The higher the number the thicker the solvant.
 

nyfisherman

Member
RATE NOW I HAVE THE SAME PROBLEM, I BOUGHT ALL THIS ACRYLIC AND TRIED TO ASSEMBLE IT WITH SOME CHEAP 2 PART EPOXY BOUGHT AT THE HD. IT DIDN' T HOLD FOR CRAP!!! AND NOW I GOT IT ALL OVER THE PLACE AND NEED TO SCRAP IT OFF BEFORE REASSEMBLY!! I DID SOME RESEARCH I GUESS PEOPLE USE WELD-ON #3,#4,#16,#40 THE DIFFERNCE IN THESE IS MOSTLY HOW FAST THEY SET. I THINK THERE MADE BY IPS? YOU CAN DO A SEARCH ONLINE AND FIND OUT MORE
 

joez

Member
Yeah NY, I know exactly what you mean. HD people were pretty clueless (I went back today on it...), but then again I guess they don't deal with this much. For their applications, the epoxy is more than enough.
Thomas, you're information is great...the idea with the nails with help (ALOT!!!).
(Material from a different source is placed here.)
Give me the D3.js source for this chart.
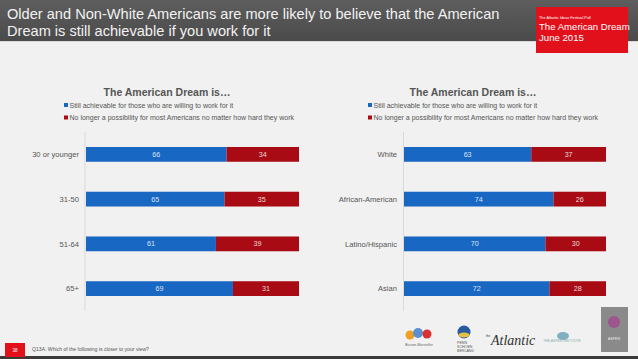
<!DOCTYPE html>
<html><head><meta charset="utf-8">
<script src="https://cdn.jsdelivr.net/npm/d3@7"></script>
<style>html,body{margin:0;padding:0;background:#f1f1f1;}svg{display:block;font-family:"Liberation Sans",Arial,sans-serif;}</style>
</head><body>
<script>
const ageCats = ["30 or younger","31-50","51-64","65+"];
const ageAchievable = [66,65,61,69];
const ageNoLonger = [34,35,39,31];
const raceCats = ["White","African-American","Latino/Hispanic","Asian"];
const raceAchievable = [63,74,70,72];
const raceNoLonger = [37,26,30,28];
const seriesNames = ["Still achievable for those who are willing to work for it","No longer a possibility for most Americans no matter how hard they work"];
const colors = ["#1767c3","#a80b13"];

const W=638,H=359;
const svg=d3.select("body").append("svg").attr("width",W).attr("height",H);
const defs=svg.append("defs");
const g1=defs.append("linearGradient").attr("id","hdr").attr("x1",0).attr("y1",0).attr("x2",0).attr("y2",1);
g1.append("stop").attr("offset","0%").attr("stop-color","#5e5e5e");
g1.append("stop").attr("offset","100%").attr("stop-color","#4a4a4a");
svg.append("rect").attr("width",W).attr("height",H).attr("fill","#f1f1f1");
svg.append("rect").attr("width",W).attr("height",41).attr("fill","url(#hdr)");
svg.append("rect").attr("y",41).attr("width",W).attr("height",1).attr("fill","#d8d8d8");
const title=svg.append("text").attr("fill","#f2f2f2").attr("font-size",14.6);
title.append("tspan").attr("x",7).attr("y",19).text("Older and Non-White Americans are more likely to believe that the American");
title.append("tspan").attr("x",7).attr("y",36).text("Dream is still achievable if you work for it");
// red badge
svg.append("rect").attr("x",536).attr("y",7).attr("width",92).attr("height",46).attr("fill","#e2101b");
svg.append("text").attr("x",539).attr("y",19).attr("fill","#fff").attr("font-size",3.8).text("The Atlantic Ideas Festival Poll");
svg.append("text").attr("x",539).attr("y",30).attr("fill","#fff").attr("font-size",9.6).text("The American Dream");
svg.append("text").attr("x",539).attr("y",41).attr("fill","#fff").attr("font-size",9.6).text("June 2015");

function chart(cfg){
  const {cats,a,b,x0,x1,axisX,labelRight,titleX,legX}=cfg;
  svg.append("text").attr("x",titleX).attr("y",96).attr("text-anchor","middle").attr("font-size",10.5).attr("font-weight","bold").attr("fill","#555").text("The American Dream is…");
  seriesNames.forEach((s,i)=>{
    svg.append("rect").attr("x",legX).attr("y",103+i*12.5).attr("width",4).attr("height",4).attr("fill",colors[i]);
    svg.append("text").attr("x",legX+5.5).attr("y",107.5+i*12.5).attr("font-size",7).attr("fill","#555").text(s);
  });
  const x=d3.scaleLinear().domain([0,100]).range([x0,x1]);
  const y=d3.scaleBand().domain(cats).range([132,311]).paddingInner(0.67).paddingOuter(0.335);
  svg.append("line").attr("x1",axisX).attr("x2",axisX).attr("y1",132).attr("y2",311).attr("stroke","#d9d9d9").attr("stroke-width",1);
  const data=cats.map((c,i)=>({c,a:a[i],b:b[i]}));
  const gs=svg.append("g");
  data.forEach(d=>{
    const segs=[{s:0,e:d.a,col:colors[0],v:d.a},{s:d.a,e:d.a+d.b,col:colors[1],v:d.b}];
    segs.forEach(sg=>{
      gs.append("rect").attr("x",x(sg.s)).attr("y",y(d.c)).attr("width",x(sg.e)-x(sg.s)).attr("height",y.bandwidth()).attr("fill",sg.col);
      gs.append("text").attr("x",(x(sg.s)+x(sg.e))/2).attr("y",y(d.c)+y.bandwidth()/2+2.5).attr("text-anchor","middle").attr("font-size",7.2).attr("fill","#fff").attr("fill-opacity",0.85).text(sg.v);
    });
    svg.append("text").attr("x",labelRight).attr("y",y(d.c)+y.bandwidth()/2+2.7).attr("text-anchor","end").attr("font-size",7.6).attr("fill","#555").text(d.c);
  });
}
chart({cats:ageCats,a:ageAchievable,b:ageNoLonger,x0:86,x1:299,axisX:85,labelRight:79,titleX:167,legX:64});
chart({cats:raceCats,a:raceAchievable,b:raceNoLonger,x0:404,x1:606,axisX:403.5,labelRight:397,titleX:473,legX:368});

// footer
svg.append("rect").attr("x",0).attr("y",356).attr("width",W).attr("height",3).attr("fill","#3a3a3a");
svg.append("rect").attr("x",5).attr("y",343).attr("width",20).attr("height",14).attr("fill","#e2101b");
svg.append("text").attr("x",15).attr("y",352).attr("text-anchor","middle").attr("font-size",4.5).attr("fill","#fff").text("38");
svg.append("text").attr("x",32).attr("y",351).attr("font-size",5.1).attr("fill","#555").text("Q13A. Which of the following is closer to your view?");
// logos (approximate)
const lg=svg.append("g");
lg.append("circle").attr("cx",410).attr("cy",335).attr("r",4.5).attr("fill","#f0a020");
lg.append("circle").attr("cx",418).attr("cy",333).attr("r",5).attr("fill","#5a8fd0");
lg.append("circle").attr("cx",427).attr("cy",334).attr("r",4.5).attr("fill","#d83030");
lg.append("text").attr("x",419).attr("y",346).attr("text-anchor","middle").attr("font-size",3.5).attr("fill","#666").text("Burson-Marsteller");
lg.append("circle").attr("cx",464).attr("cy",332).attr("r",6.5).attr("fill","#2a5aa0");
lg.append("ellipse").attr("cx",464).attr("cy",335).attr("rx",5.5).attr("ry",2.5).attr("fill","#e8c040");
["PENN","SCHOEN","BERLAND"].forEach((t,i)=>lg.append("text").attr("x",457).attr("y",344+i*3.8).attr("font-size",3.6).attr("fill","#555").text(t));
lg.append("text").attr("x",491).attr("y",345).attr("font-size",14).attr("font-style","italic").attr("font-family","Liberation Serif,serif").attr("fill","#333").text("Atlantic");
lg.append("text").attr("x",486).attr("y",337).attr("font-size",3).attr("fill","#333").text("the");
lg.append("ellipse").attr("cx",563).attr("cy",336).attr("rx",6).attr("ry",4).attr("fill","#7fb0c0");
lg.append("text").attr("x",562).attr("y",342).attr("text-anchor","middle").attr("font-size",3.4).attr("fill","#8aa").text("THE ASPEN INSTITUTE");
lg.append("rect").attr("x",601).attr("y",307).attr("width",27).attr("height",45).attr("fill","#8a8a8a");
lg.append("circle").attr("cx",614).attr("cy",322).attr("r",6).attr("fill","#a04890").attr("opacity",0.8);
lg.append("text").attr("x",614).attr("y",340).attr("text-anchor","middle").attr("font-size",3.5).attr("fill","#eee").text("ASPEN");
</script>
</body></html>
I'll get #4 I think...we'll see how this works.
Thanks for all your help guys!
 

hellspawn2

Member
Joez,
Im not in your area but dont you have some plastic companies around there? Thats where i found my weldon at. Also Thomas is right the lower the number the thinner the mix. To easiest way to decide on what to use is you need to know if the acrylic has a even cut. If the cut is a nice and even cut then use the weldon #1 or #2 and if its kind of a rough cut go with a higher number. Make sure that when u get the acrylic that you sand the edges with extremely fine sandpaper. You just want enough to smooth the surface out so you have a good seal and then use your glue. Hope that helps.
:D
 

joez

Member
With the way I cut it, all of my "rough" edges are pointed up (except bottom peice, which doesn't matter anyway), so it's extremely smooth. I'll look into a plastic company first, because I really would like to get it done by friday so I have the weekend to work on the canopy.
HTH? More than you'd even know! :) :) :) :)
 

nyfisherman

Member
I FOUND SOME WELD-ON #4 TODAY AT A LOCAL GLASS COMPANY, (also deal in alot of acylic) THEY CHARGED ME 10$ FOR A PINT OF IT AND 4$ FOR A SYRIENGE GREAT DEAL TRY AND GO THAT WAY YOU MIGHT GET LUCKY
 

joez

Member
I'll try that. I found a place with it, but over an hour away. Luckily I have a free day tomorrow so I can go to multiple locations.
Unfortunally my table saw's band (connecting blade to motor) broke tonight...it's old and I doubt there will be a replacement at HD. Oh well...atleast I have enough wood cut to finish the tank, just not the canopy.
 

nyfisherman

Member
I TRIED IT OUT AND THE STUFF WORKS GREAT IT, IT EVAPORATES KIND OF FAST THOUGH. I USED IT ON TWO SCRAP PIECES AND WITHIN 2 HOURS I COULDN'T PULL THEM APART. THE ONLY PROBLEM IS I HAD A LOT OF BUBBLES.